### Request
Copy each line below exactly and leave the pictures out.

### Available data

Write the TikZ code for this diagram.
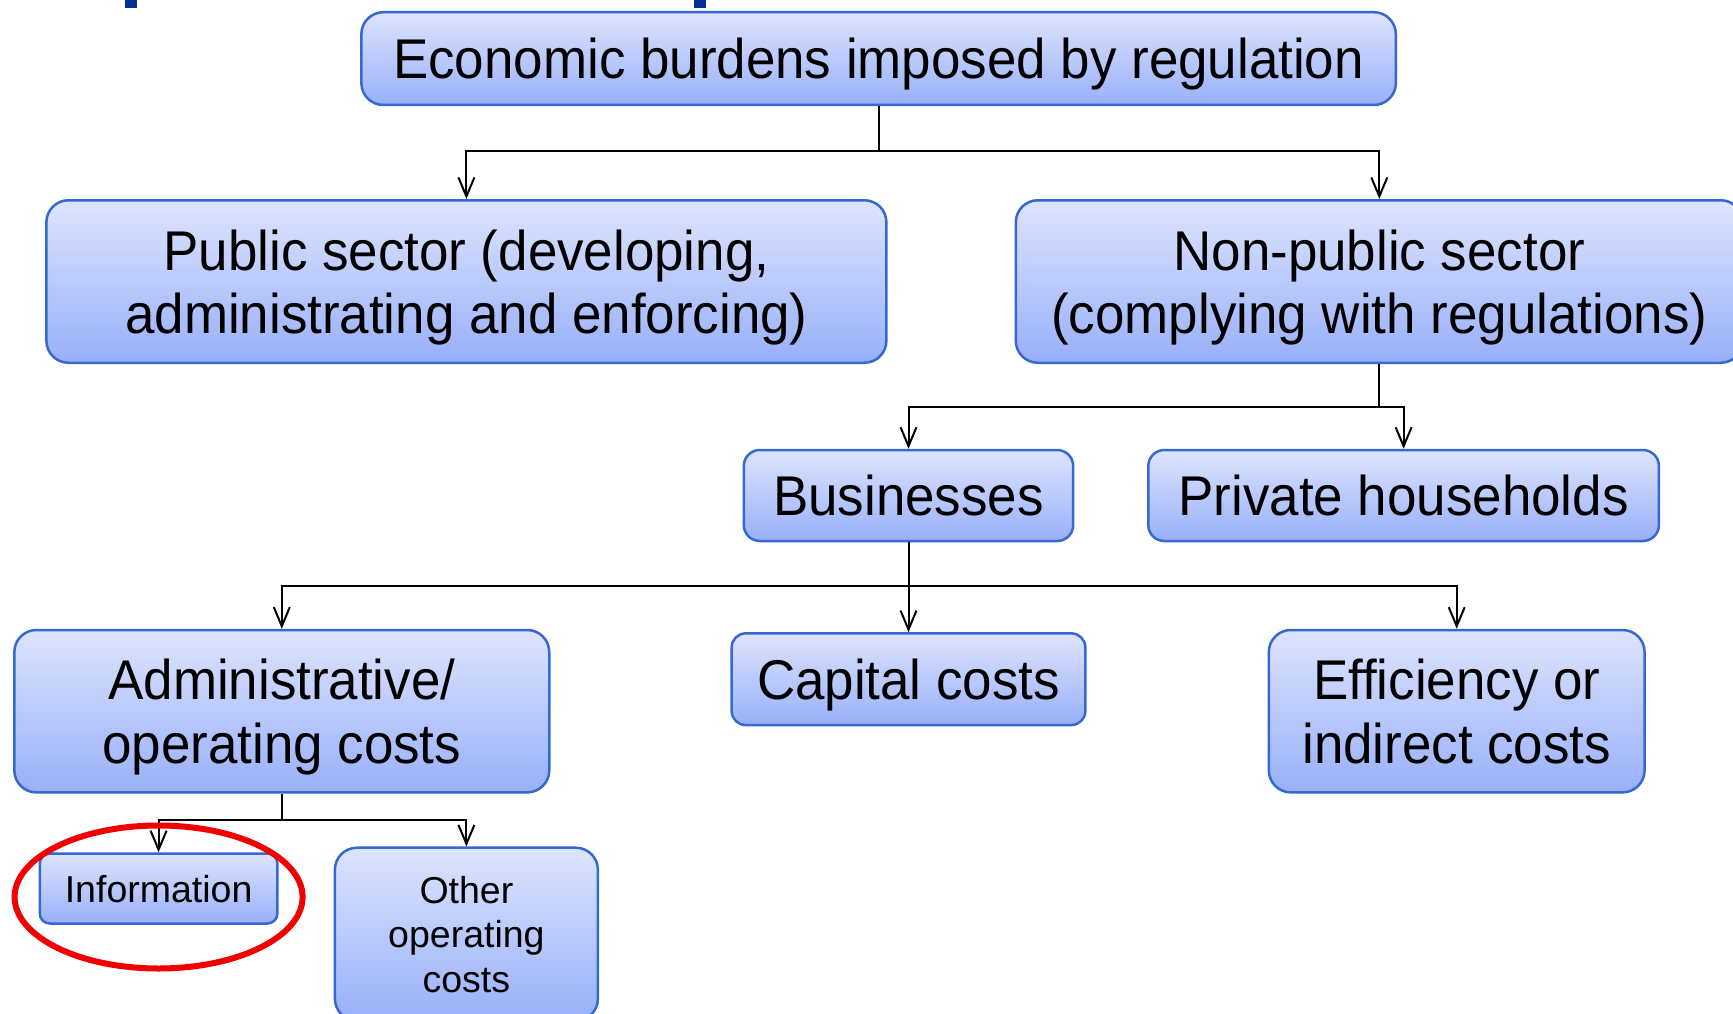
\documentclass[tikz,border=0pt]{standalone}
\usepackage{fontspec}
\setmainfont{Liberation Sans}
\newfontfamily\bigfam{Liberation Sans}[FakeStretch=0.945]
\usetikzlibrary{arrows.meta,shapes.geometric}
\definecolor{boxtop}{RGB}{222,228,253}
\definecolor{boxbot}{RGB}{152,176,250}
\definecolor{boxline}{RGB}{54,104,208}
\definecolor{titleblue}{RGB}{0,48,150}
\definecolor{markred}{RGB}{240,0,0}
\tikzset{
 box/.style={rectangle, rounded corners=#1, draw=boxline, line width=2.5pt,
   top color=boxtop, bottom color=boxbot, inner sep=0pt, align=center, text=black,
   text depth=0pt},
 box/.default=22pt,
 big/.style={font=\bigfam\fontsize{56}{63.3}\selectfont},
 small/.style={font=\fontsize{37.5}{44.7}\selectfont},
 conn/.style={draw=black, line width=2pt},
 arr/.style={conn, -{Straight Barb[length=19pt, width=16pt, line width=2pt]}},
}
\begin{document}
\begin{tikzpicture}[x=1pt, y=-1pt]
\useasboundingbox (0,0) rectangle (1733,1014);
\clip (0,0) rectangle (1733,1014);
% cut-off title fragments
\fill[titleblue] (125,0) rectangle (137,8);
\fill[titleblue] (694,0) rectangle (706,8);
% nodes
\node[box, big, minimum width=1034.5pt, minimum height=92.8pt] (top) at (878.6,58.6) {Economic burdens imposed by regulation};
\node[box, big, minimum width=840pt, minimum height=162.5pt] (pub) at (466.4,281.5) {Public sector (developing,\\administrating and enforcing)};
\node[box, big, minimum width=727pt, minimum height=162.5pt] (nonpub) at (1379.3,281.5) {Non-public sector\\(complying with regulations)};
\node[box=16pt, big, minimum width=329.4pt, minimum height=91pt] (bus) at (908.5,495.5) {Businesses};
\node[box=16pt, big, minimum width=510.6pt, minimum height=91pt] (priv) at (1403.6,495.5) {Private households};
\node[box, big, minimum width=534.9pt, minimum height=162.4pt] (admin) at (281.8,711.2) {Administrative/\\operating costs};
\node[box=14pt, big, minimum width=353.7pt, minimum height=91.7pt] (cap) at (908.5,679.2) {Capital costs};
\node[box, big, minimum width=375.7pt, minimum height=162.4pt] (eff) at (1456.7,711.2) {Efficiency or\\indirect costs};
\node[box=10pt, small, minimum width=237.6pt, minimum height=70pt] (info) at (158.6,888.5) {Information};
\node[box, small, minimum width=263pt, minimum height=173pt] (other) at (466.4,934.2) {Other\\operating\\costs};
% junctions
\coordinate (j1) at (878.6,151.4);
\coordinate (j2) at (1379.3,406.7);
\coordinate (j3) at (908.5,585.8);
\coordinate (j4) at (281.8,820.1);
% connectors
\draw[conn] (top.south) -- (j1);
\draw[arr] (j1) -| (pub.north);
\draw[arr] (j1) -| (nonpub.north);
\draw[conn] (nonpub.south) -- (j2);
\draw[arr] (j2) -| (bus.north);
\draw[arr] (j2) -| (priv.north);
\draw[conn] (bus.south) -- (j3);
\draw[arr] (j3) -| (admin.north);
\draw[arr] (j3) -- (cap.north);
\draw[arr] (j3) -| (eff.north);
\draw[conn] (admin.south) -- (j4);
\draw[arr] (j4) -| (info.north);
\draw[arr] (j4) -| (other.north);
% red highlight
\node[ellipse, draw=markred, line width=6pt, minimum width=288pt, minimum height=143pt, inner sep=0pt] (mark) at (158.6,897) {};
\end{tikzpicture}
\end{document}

### Full output
Write the TikZ code for this diagram.
\documentclass[tikz,border=0pt]{standalone}
\usepackage{fontspec}
\setmainfont{Liberation Sans}
\newfontfamily\bigfam{Liberation Sans}[FakeStretch=0.945]
\usetikzlibrary{arrows.meta,shapes.geometric}
\definecolor{boxtop}{RGB}{222,228,253}
\definecolor{boxbot}{RGB}{152,176,250}
\definecolor{boxline}{RGB}{54,104,208}
\definecolor{titleblue}{RGB}{0,48,150}
\definecolor{markred}{RGB}{240,0,0}
\tikzset{
 box/.style={rectangle, rounded corners=#1, draw=boxline, line width=2.5pt,
   top color=boxtop, bottom color=boxbot, inner sep=0pt, align=center, text=black,
   text depth=0pt},
 box/.default=22pt,
 big/.style={font=\bigfam\fontsize{56}{63.3}\selectfont},
 small/.style={font=\fontsize{37.5}{44.7}\selectfont},
 conn/.style={draw=black, line width=2pt},
 arr/.style={conn, -{Straight Barb[length=19pt, width=16pt, line width=2pt]}},
}
\begin{document}
\begin{tikzpicture}[x=1pt, y=-1pt]
\useasboundingbox (0,0) rectangle (1733,1014);
\clip (0,0) rectangle (1733,1014);
% cut-off title fragments
\fill[titleblue] (125,0) rectangle (137,8);
\fill[titleblue] (694,0) rectangle (706,8);
% nodes
\node[box, big, minimum width=1034.5pt, minimum height=92.8pt] (top) at (878.6,58.6) {Economic burdens imposed by regulation};
\node[box, big, minimum width=840pt, minimum height=162.5pt] (pub) at (466.4,281.5) {Public sector (developing,\\administrating and enforcing)};
\node[box, big, minimum width=727pt, minimum height=162.5pt] (nonpub) at (1379.3,281.5) {Non-public sector\\(complying with regulations)};
\node[box=16pt, big, minimum width=329.4pt, minimum height=91pt] (bus) at (908.5,495.5) {Businesses};
\node[box=16pt, big, minimum width=510.6pt, minimum height=91pt] (priv) at (1403.6,495.5) {Private households};
\node[box, big, minimum width=534.9pt, minimum height=162.4pt] (admin) at (281.8,711.2) {Administrative/\\operating costs};
\node[box=14pt, big, minimum width=353.7pt, minimum height=91.7pt] (cap) at (908.5,679.2) {Capital costs};
\node[box, big, minimum width=375.7pt, minimum height=162.4pt] (eff) at (1456.7,711.2) {Efficiency or\\indirect costs};
\node[box=10pt, small, minimum width=237.6pt, minimum height=70pt] (info) at (158.6,888.5) {Information};
\node[box, small, minimum width=263pt, minimum height=173pt] (other) at (466.4,934.2) {Other\\operating\\costs};
% junctions
\coordinate (j1) at (878.6,151.4);
\coordinate (j2) at (1379.3,406.7);
\coordinate (j3) at (908.5,585.8);
\coordinate (j4) at (281.8,820.1);
% connectors
\draw[conn] (top.south) -- (j1);
\draw[arr] (j1) -| (pub.north);
\draw[arr] (j1) -| (nonpub.north);
\draw[conn] (nonpub.south) -- (j2);
\draw[arr] (j2) -| (bus.north);
\draw[arr] (j2) -| (priv.north);
\draw[conn] (bus.south) -- (j3);
\draw[arr] (j3) -| (admin.north);
\draw[arr] (j3) -- (cap.north);
\draw[arr] (j3) -| (eff.north);
\draw[conn] (admin.south) -- (j4);
\draw[arr] (j4) -| (info.north);
\draw[arr] (j4) -| (other.north);
% red highlight
\node[ellipse, draw=markred, line width=6pt, minimum width=288pt, minimum height=143pt, inner sep=0pt] (mark) at (158.6,897) {};
\end{tikzpicture}
\end{document}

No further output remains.